Stewart recalled three years of construction delays, escalating costs and other obstacles that eventually were overcome to bring the project to completion. He called it “one of the most ambitious tasks” ever undertaken during his 15 years with NAMB and its predecessor, the Southern Baptist Home Mission Board.
“If it was easy, everybody would be doing it,” Stewart quipped. “The Lord obviously was in this from the beginning.”
Originally expected to cost less than $400,000, the newly constructed building eventually required more than twice that amount to complete. Volunteer labor helped keep costs from going even higher.
The center’s director expressed gratitude to Southern Baptists for the new center and for the many years they have given “time, money and words of encouragement” to help make the center’s ministry possible.
“I wish all the needs could be met, but I am thankful to the Lord for each one that is met, each life that is touched,” Dickson said.

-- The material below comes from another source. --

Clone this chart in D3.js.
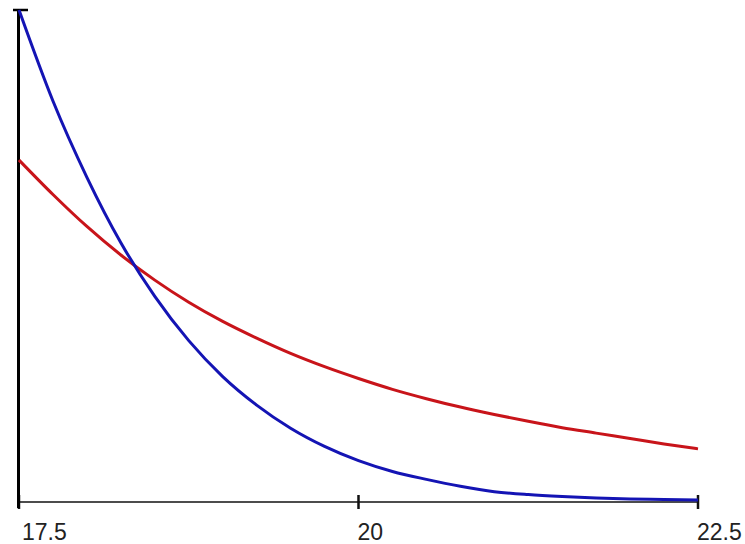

She noted the center’s new home represents “the beginnings of new opportunities and new challenges to work closely together with churches and organizations in our community and neighborhood.”
Dickson pledged to work with Southern Baptists to help meet needs in the community “so the people who walk through these doors can find hope.”
“I look upon this (new center) as an investment in the Lord’s work in the East Bay,” said Larry Fisher, director of missions for East Bay Southern Baptist Association, which includes Oakland. “From this day on, there is going to be a marked difference in how Southern Baptists are seen in the Bay Area.”